В Византии, переживающей кризис средневековых форм сознания, «православная духовность обретает более острые мистико-экстатические формы, теснее смыкается с эстетической сферой. Религиозная духовность предельно эстетизируется, искусство наполняется повышенной религиозностью»[57 - Бычков В. В. Малая история византийской эстетики. С. 363.]. В центре богословия исихазма стоит вопрос о возможности восприятия трансцендентной реальности – нетварного света – человеком. Исихастская концепция умного делания и духовного созерцания актуализирует проблему конечных целей и смыслов человеческого бытия. Исихасты говорят о «жизни во Христе», в которой человек совершенствуется в духовно-нравственном опыте умного созерцания света, Божественной энергии. Для уяснения свойственного тому времени понимания творчества важно зафиксировать этот аспект делания, личной устремленности – особого рода активности, предполагающей готовность к встрече, к выходу за пределы человеческой субстанциальности. «Сладостное созерцание» Бога «умными очами» – главная цель исихазма и одновременно путь духовного делания.
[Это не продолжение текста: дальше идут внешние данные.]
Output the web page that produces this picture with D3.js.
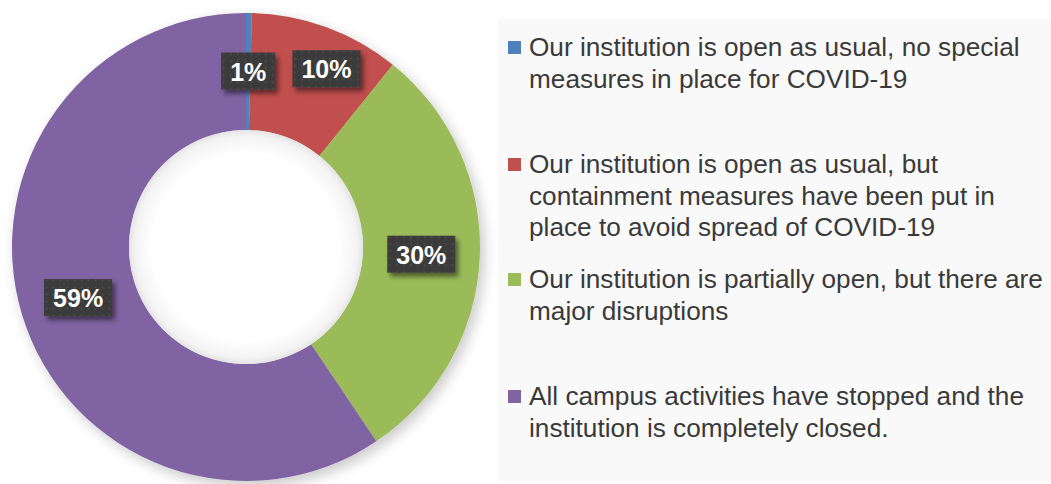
<!DOCTYPE html>
<html>
<head>
<meta charset="utf-8">
<script src="https://cdn.jsdelivr.net/npm/d3@7"></script>
<style>
  body { margin: 0; background: #fff; }
  svg { display: block; }
</style>
</head>
<body>
<script>
var width = 1051, height = 484;

// data
var categories = [
  "Our institution is open as usual, no special measures in place for COVID-19",
  "Our institution is open as usual, but containment measures have been put in place to avoid spread of COVID-19",
  "Our institution is partially open, but there are major disruptions",
  "All campus activities have stopped and the institution is completely closed."
];
var values = [0.4, 10.4, 29.8, 59.4];
var valueLabels = ["1%", "10%", "30%", "59%"];
var legendLines = [
  ["Our institution is open as usual, no special", "measures in place for COVID-19"],
  ["Our institution is open as usual, but", "containment measures have been put in", "place to avoid spread of COVID-19"],
  ["Our institution is partially open, but there are", "major disruptions"],
  ["All campus activities have stopped and the", "institution is completely closed."]
];
var colors = ["#4f81bd", "#c0504d", "#9bbb59", "#8064a2"];

var svg = d3.select("body")
    .append("svg")
    .attr("width", width)
    .attr("height", height);

var defs = svg.append("defs");

// soft shadow under the ring
var sh = defs.append("filter").attr("id", "ringShadow")
    .attr("x", "-20%").attr("y", "-20%").attr("width", "140%").attr("height", "140%");
sh.append("feGaussianBlur").attr("in", "SourceAlpha").attr("stdDeviation", 7).attr("result", "b");
sh.append("feOffset").attr("in", "b").attr("dx", 4).attr("dy", 5).attr("result", "o");
sh.append("feComponentTransfer").attr("in", "o").attr("result", "s")
  .append("feFuncA").attr("type", "linear").attr("slope", 0.22);
var m = sh.append("feMerge");
m.append("feMergeNode").attr("in", "s");
m.append("feMergeNode").attr("in", "SourceGraphic");

// shadow for label boxes
var bs = defs.append("filter").attr("id", "boxShadow")
    .attr("x", "-30%").attr("y", "-40%").attr("width", "160%").attr("height", "190%");
bs.append("feGaussianBlur").attr("in", "SourceAlpha").attr("stdDeviation", 2.5).attr("result", "b");
bs.append("feOffset").attr("in", "b").attr("dx", 3).attr("dy", 4).attr("result", "o");
bs.append("feComponentTransfer").attr("in", "o").attr("result", "s")
  .append("feFuncA").attr("type", "linear").attr("slope", 0.5);
var m2 = bs.append("feMerge");
m2.append("feMergeNode").attr("in", "s");
m2.append("feMergeNode").attr("in", "SourceGraphic");

// dotted texture on label boxes
var pat = defs.append("pattern").attr("id", "dots")
    .attr("width", 7).attr("height", 7).attr("patternUnits", "userSpaceOnUse");
pat.append("rect").attr("width", 7).attr("height", 7).attr("fill", "#3a3a3a");
pat.append("circle").attr("cx", 3.5).attr("cy", 3.5).attr("r", 0.9).attr("fill", "#535353");

// inner shading of the hole
var hg = defs.append("radialGradient").attr("id", "holeGrad");
hg.append("stop").attr("offset", "0.8").attr("stop-color", "#ffffff");
hg.append("stop").attr("offset", "0.95").attr("stop-color", "#f3f3f3");
hg.append("stop").attr("offset", "1").attr("stop-color", "#e4e4e4");

// legend panel
svg.append("rect")
    .attr("x", 498).attr("y", 19)
    .attr("width", width - 498).attr("height", 463)
    .attr("fill", "#f9f9f9");

var cx = 246, cy = 247, outerR = 234, innerR = 117;

var pie = d3.pie().sort(null).value(function(d) { return d; });
var arcs = pie(values);
var arc = d3.arc().innerRadius(innerR).outerRadius(outerR);

var chart = svg.append("g").attr("transform", "translate(" + cx + "," + cy + ")");

var ring = chart.append("g").attr("filter", "url(#ringShadow)");
ring.selectAll("path")
    .data(arcs)
    .enter()
    .append("path")
    .attr("d", arc)
    .attr("fill", function(d, i) { return colors[i]; });

chart.append("circle")
    .attr("r", innerR)
    .attr("fill", "url(#holeGrad)");

// data labels
var labelFont = "bold 25px 'Liberation Sans', Arial, sans-serif";
var ctx = document.createElement("canvas").getContext("2d");
ctx.font = labelFont;

var labels = chart.selectAll("g.lbl")
    .data(arcs)
    .enter()
    .append("g")
    .attr("class", "lbl")
    .attr("transform", function(d, i) {
        var c = arc.centroid(d);
        // the 10% label is pushed aside so it does not cover the 1% label
        if (i === 1) { c[0] += 20; c[1] -= 13; }
        return "translate(" + c[0] + "," + c[1] + ")";
    });

labels.append("rect")
    .attr("x", function(d, i) { return -(ctx.measureText(valueLabels[i]).width / 2 + 9); })
    .attr("y", -19)
    .attr("width", function(d, i) { return ctx.measureText(valueLabels[i]).width + 18; })
    .attr("height", 37)
    .attr("fill", "url(#dots)")
    .attr("filter", "url(#boxShadow)");

labels.append("text")
    .attr("text-anchor", "middle")
    .attr("dy", 9)
    .style("font", labelFont)
    .attr("fill", "#fff")
    .text(function(d, i) { return valueLabels[i]; });

// legend
var itemTops = [56, 173, 288, 405];
var lineH = 31.5;

var legend = svg.append("g");
var items = legend.selectAll("g.item")
    .data(categories)
    .enter()
    .append("g")
    .attr("class", "item")
    .attr("transform", function(d, i) { return "translate(508," + itemTops[i] + ")"; });

items.append("rect")
    .attr("x", 0).attr("y", -15)
    .attr("width", 13).attr("height", 13)
    .attr("fill", function(d, i) { return colors[i]; });

items.append("text")
    .attr("x", 21)
    .style("font", "26.2px 'Liberation Sans', Arial, sans-serif")
    .attr("fill", "#3a3a3a")
    .selectAll("tspan")
    .data(function(d, i) { return legendLines[i]; })
    .enter()
    .append("tspan")
    .attr("x", 21)
    .attr("dy", function(d, j) { return j === 0 ? 0 : lineH; })
    .text(function(d) { return d; });
</script>
</body>
</html>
Человек настраивается на встречу с Богом, духовно подготавливая себя к ней, при этом совершается метафизический трансцензус: он уподобляется Богу под воздействием Божественной благодати, нисходящей во внутреннего человека, в ожидающую душу, сердце, ум: «Итак, когда ум начал ощущать сладость (??????? vs) Всевышнего Духа, тогда, должно это знать, благодать начинает как будто живописать в нас образ и подобие Бога, так что это ощущение сладости Святого Духа показывает, что начинаем образовываться по подобию Божию, а совершенство подобия узнаем из освящения»[58 - Цит. по: Византийские церковные мистики 14-го века (Преп. Григорий Палама, Николай Кавасила и преп. Григорий Синаит). Исследование епископа Алексия, Ректора Казанской Духовной Академии. Казань, 1906. С. 45.], – приводит суждение святого Диодоха Григорий Палама, обосновывая свою мысль.
Трактуя вслед за Диодохом исихастский опыт в эстетическом ключе, Григорий Палама еще раз свидетельствует об онтологической природе образа. В мире, где сам человек является «образом и подобием Божиим», не может быть никакого другого образа вне данного смыслового контекста. В мире после Христа ничего не может быть вне онтологии, гносеологии, аксиологии Святой Троицы, ничего, кроме священной истории и плана спасения Богом человека. Соответственно, художественное изображение – это символ, знак и образ Божественного мира в своей явленности и очевидности для человека, в присутствии горнего в дольнем. Реальность Божественного опосредована фактом бытия иконы – парадоксальным единством видимого и невидимого мира в его метафизической полноте.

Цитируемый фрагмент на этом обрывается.